Retype the lines beneath this one, from the first through the line containing "(titulo) at (497,28)". Pictures are left out.

══ Available data

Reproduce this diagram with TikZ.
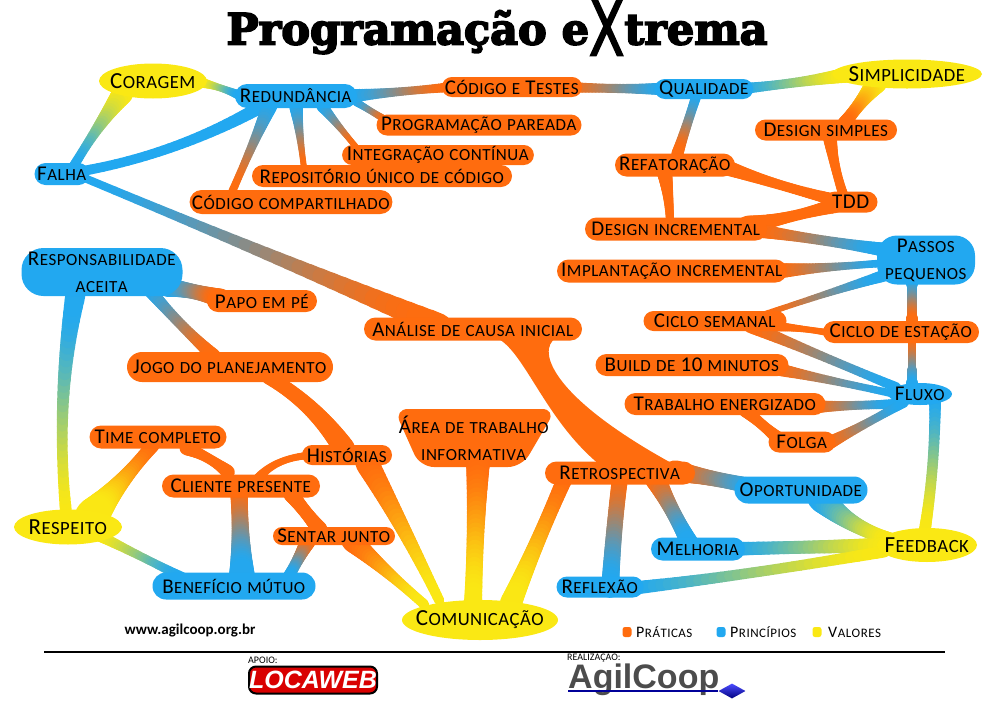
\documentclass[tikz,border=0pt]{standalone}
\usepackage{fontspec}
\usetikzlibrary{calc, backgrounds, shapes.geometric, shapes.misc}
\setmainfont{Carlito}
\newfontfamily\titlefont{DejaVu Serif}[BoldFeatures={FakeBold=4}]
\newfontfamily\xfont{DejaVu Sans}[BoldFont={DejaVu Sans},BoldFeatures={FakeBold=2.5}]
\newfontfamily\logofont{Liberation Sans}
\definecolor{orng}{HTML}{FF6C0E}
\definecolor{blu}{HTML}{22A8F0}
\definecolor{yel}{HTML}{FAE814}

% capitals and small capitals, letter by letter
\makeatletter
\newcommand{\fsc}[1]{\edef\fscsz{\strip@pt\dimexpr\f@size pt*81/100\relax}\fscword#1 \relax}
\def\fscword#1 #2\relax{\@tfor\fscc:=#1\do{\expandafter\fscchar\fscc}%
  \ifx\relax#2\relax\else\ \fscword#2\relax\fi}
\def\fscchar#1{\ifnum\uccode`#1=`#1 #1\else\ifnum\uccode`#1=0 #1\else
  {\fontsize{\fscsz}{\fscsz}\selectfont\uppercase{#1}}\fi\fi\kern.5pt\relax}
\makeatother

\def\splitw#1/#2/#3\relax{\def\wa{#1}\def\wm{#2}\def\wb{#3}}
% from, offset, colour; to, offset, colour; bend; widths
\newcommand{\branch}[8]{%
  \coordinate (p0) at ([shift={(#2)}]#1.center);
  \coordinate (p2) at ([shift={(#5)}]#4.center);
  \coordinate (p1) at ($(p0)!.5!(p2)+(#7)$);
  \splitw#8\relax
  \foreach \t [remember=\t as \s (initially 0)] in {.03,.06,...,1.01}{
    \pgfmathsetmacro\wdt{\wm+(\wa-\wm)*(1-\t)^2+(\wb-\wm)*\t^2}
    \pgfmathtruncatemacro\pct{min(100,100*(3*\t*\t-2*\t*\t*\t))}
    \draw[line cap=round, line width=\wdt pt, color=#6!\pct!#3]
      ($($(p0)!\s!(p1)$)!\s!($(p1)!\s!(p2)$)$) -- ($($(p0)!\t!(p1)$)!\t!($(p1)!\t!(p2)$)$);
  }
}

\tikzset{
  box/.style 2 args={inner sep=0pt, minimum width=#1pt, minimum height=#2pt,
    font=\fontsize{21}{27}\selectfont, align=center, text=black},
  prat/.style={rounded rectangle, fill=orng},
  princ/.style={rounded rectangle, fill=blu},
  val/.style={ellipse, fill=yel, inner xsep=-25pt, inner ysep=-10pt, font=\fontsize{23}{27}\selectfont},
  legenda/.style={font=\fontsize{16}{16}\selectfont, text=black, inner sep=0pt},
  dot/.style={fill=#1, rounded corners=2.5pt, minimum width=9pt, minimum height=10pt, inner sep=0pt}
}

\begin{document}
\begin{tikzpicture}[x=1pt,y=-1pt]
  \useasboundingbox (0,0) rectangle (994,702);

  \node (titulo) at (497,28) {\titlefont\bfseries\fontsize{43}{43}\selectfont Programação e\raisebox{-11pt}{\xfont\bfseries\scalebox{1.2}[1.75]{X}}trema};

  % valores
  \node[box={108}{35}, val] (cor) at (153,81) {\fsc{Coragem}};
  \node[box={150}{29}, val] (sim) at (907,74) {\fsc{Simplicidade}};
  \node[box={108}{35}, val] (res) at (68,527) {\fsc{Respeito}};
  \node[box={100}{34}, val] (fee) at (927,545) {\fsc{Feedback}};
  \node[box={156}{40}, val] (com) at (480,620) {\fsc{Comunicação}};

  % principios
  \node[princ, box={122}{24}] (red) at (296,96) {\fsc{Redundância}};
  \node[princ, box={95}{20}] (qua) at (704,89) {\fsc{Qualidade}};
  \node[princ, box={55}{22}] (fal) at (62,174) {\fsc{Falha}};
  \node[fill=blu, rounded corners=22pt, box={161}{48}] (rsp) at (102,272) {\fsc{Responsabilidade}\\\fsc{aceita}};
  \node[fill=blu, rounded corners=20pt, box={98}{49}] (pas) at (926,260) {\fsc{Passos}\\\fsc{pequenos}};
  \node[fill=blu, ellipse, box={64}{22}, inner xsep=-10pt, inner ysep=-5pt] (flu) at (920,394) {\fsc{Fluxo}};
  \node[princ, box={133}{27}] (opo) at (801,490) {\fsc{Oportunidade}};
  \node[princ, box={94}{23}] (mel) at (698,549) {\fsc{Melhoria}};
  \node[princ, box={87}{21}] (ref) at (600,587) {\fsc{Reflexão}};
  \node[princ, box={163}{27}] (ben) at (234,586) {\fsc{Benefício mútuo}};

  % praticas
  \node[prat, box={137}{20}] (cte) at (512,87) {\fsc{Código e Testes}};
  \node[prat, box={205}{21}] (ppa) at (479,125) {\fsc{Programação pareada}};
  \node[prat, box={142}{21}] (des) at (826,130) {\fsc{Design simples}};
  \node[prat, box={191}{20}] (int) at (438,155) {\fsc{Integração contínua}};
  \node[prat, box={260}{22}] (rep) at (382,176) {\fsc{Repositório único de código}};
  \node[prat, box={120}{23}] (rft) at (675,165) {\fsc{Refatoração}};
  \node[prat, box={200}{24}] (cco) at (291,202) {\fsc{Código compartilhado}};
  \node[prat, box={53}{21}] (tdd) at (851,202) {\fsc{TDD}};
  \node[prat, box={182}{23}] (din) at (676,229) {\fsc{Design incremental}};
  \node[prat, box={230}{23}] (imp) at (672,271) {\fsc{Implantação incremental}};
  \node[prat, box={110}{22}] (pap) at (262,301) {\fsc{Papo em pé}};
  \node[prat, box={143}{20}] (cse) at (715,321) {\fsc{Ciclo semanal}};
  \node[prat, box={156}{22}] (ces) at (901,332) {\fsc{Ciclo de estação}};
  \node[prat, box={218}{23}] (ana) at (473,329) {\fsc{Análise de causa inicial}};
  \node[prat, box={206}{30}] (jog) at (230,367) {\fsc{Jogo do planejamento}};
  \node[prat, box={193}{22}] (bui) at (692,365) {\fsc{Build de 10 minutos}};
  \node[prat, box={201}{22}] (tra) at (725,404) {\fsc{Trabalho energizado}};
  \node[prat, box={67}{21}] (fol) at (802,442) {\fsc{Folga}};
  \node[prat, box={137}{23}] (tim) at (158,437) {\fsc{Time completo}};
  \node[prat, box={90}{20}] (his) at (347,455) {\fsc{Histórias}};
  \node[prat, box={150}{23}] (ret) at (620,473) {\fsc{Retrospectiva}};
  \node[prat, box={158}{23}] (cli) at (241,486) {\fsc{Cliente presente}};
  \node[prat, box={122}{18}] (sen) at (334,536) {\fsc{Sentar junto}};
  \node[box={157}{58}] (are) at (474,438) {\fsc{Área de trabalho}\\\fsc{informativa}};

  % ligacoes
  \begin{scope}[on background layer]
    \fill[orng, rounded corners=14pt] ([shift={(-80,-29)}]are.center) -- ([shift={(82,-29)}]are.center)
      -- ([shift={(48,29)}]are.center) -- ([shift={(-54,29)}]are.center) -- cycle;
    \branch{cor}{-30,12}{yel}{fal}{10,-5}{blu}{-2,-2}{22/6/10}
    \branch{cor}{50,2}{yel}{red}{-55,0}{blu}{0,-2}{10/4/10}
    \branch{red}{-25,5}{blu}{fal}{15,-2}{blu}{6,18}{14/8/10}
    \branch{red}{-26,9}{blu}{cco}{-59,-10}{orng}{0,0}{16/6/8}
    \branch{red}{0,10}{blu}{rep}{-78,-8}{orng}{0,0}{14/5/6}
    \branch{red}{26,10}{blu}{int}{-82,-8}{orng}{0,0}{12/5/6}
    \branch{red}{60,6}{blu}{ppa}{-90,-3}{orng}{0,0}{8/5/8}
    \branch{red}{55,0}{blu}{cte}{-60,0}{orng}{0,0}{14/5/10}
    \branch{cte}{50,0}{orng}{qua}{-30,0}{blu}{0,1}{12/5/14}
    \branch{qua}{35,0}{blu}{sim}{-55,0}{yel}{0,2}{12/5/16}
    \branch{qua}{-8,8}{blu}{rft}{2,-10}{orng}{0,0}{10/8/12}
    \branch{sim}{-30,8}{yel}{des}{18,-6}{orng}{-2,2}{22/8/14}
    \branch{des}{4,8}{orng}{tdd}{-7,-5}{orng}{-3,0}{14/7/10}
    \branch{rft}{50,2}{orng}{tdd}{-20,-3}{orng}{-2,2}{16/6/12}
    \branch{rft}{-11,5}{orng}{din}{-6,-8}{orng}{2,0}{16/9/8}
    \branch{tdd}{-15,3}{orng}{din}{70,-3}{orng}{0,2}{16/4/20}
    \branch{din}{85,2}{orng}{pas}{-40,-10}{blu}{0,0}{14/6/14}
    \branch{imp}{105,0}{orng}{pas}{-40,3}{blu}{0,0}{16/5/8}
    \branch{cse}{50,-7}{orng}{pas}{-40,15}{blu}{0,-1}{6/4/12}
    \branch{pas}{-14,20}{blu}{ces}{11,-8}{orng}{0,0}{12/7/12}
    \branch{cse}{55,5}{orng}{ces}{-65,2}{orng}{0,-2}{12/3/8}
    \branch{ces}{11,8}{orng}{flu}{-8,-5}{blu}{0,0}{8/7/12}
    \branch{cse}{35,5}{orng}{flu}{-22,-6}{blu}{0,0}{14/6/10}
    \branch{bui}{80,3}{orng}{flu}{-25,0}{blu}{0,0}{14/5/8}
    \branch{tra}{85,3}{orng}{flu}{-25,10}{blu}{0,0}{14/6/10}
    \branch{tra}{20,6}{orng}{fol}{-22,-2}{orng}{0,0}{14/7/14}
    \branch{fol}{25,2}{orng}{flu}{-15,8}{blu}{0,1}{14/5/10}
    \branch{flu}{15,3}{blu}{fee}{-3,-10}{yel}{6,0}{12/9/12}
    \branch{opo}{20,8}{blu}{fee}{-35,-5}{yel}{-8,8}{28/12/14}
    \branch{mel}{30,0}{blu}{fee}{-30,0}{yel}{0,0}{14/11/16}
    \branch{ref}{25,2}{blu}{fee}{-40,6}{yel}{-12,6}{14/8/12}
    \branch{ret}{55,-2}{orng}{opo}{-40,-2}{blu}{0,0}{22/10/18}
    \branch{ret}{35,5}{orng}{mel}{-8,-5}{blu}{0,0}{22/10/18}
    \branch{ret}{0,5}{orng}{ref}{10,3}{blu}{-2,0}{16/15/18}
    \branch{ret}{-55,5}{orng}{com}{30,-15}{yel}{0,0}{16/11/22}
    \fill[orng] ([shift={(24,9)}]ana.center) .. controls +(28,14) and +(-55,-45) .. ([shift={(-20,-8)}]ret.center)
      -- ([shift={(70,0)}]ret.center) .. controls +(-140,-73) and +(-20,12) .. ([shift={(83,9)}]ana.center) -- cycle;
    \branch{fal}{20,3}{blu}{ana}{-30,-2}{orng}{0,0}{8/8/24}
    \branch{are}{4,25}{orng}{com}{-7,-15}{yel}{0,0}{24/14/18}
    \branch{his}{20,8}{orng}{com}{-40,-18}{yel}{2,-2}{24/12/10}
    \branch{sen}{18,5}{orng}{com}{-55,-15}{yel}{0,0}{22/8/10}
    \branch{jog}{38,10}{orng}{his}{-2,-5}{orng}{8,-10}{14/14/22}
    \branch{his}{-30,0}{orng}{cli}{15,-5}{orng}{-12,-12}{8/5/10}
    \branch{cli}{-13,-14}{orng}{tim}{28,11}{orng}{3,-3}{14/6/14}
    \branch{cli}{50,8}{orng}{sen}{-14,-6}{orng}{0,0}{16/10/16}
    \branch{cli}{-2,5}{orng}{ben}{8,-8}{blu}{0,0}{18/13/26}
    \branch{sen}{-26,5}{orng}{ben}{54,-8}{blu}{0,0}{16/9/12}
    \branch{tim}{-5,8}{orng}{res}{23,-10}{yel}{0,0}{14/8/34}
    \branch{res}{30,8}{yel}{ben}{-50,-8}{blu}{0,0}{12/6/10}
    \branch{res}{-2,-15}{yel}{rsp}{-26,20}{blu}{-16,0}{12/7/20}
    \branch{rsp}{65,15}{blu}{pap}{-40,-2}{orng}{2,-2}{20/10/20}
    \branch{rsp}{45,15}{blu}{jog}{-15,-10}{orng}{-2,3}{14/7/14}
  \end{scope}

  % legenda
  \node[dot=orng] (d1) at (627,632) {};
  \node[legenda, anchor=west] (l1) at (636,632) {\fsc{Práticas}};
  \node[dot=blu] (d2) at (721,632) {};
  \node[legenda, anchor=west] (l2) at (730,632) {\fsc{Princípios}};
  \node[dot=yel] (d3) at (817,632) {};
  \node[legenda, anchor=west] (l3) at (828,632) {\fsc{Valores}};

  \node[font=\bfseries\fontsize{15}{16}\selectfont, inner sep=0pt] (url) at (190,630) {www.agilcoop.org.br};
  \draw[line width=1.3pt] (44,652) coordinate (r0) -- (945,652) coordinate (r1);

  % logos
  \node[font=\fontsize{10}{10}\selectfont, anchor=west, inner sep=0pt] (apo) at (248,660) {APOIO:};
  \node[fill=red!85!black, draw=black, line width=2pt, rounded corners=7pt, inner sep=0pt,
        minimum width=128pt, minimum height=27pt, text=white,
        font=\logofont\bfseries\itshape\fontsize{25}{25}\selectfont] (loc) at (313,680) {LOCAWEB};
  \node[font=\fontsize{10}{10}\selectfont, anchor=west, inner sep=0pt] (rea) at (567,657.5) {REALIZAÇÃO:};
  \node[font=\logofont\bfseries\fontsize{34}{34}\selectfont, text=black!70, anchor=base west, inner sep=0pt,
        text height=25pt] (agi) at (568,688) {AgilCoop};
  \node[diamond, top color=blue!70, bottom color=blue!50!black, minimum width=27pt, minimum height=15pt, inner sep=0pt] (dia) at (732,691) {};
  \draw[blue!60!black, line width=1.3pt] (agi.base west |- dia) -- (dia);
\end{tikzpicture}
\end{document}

════

* Exercise answer:
Reproduce this diagram with TikZ.
\documentclass[tikz,border=0pt]{standalone}
\usepackage{fontspec}
\usetikzlibrary{calc, backgrounds, shapes.geometric, shapes.misc}
\setmainfont{Carlito}
\newfontfamily\titlefont{DejaVu Serif}[BoldFeatures={FakeBold=4}]
\newfontfamily\xfont{DejaVu Sans}[BoldFont={DejaVu Sans},BoldFeatures={FakeBold=2.5}]
\newfontfamily\logofont{Liberation Sans}
\definecolor{orng}{HTML}{FF6C0E}
\definecolor{blu}{HTML}{22A8F0}
\definecolor{yel}{HTML}{FAE814}

% capitals and small capitals, letter by letter
\makeatletter
\newcommand{\fsc}[1]{\edef\fscsz{\strip@pt\dimexpr\f@size pt*81/100\relax}\fscword#1 \relax}
\def\fscword#1 #2\relax{\@tfor\fscc:=#1\do{\expandafter\fscchar\fscc}%
  \ifx\relax#2\relax\else\ \fscword#2\relax\fi}
\def\fscchar#1{\ifnum\uccode`#1=`#1 #1\else\ifnum\uccode`#1=0 #1\else
  {\fontsize{\fscsz}{\fscsz}\selectfont\uppercase{#1}}\fi\fi\kern.5pt\relax}
\makeatother

\def\splitw#1/#2/#3\relax{\def\wa{#1}\def\wm{#2}\def\wb{#3}}
% from, offset, colour; to, offset, colour; bend; widths
\newcommand{\branch}[8]{%
  \coordinate (p0) at ([shift={(#2)}]#1.center);
  \coordinate (p2) at ([shift={(#5)}]#4.center);
  \coordinate (p1) at ($(p0)!.5!(p2)+(#7)$);
  \splitw#8\relax
  \foreach \t [remember=\t as \s (initially 0)] in {.03,.06,...,1.01}{
    \pgfmathsetmacro\wdt{\wm+(\wa-\wm)*(1-\t)^2+(\wb-\wm)*\t^2}
    \pgfmathtruncatemacro\pct{min(100,100*(3*\t*\t-2*\t*\t*\t))}
    \draw[line cap=round, line width=\wdt pt, color=#6!\pct!#3]
      ($($(p0)!\s!(p1)$)!\s!($(p1)!\s!(p2)$)$) -- ($($(p0)!\t!(p1)$)!\t!($(p1)!\t!(p2)$)$);
  }
}

\tikzset{
  box/.style 2 args={inner sep=0pt, minimum width=#1pt, minimum height=#2pt,
    font=\fontsize{21}{27}\selectfont, align=center, text=black},
  prat/.style={rounded rectangle, fill=orng},
  princ/.style={rounded rectangle, fill=blu},
  val/.style={ellipse, fill=yel, inner xsep=-25pt, inner ysep=-10pt, font=\fontsize{23}{27}\selectfont},
  legenda/.style={font=\fontsize{16}{16}\selectfont, text=black, inner sep=0pt},
  dot/.style={fill=#1, rounded corners=2.5pt, minimum width=9pt, minimum height=10pt, inner sep=0pt}
}

\begin{document}
\begin{tikzpicture}[x=1pt,y=-1pt]
  \useasboundingbox (0,0) rectangle (994,702);

  \node (titulo) at (497,28) {\titlefont\bfseries\fontsize{43}{43}\selectfont Programação e\raisebox{-11pt}{\xfont\bfseries\scalebox{1.2}[1.75]{X}}trema};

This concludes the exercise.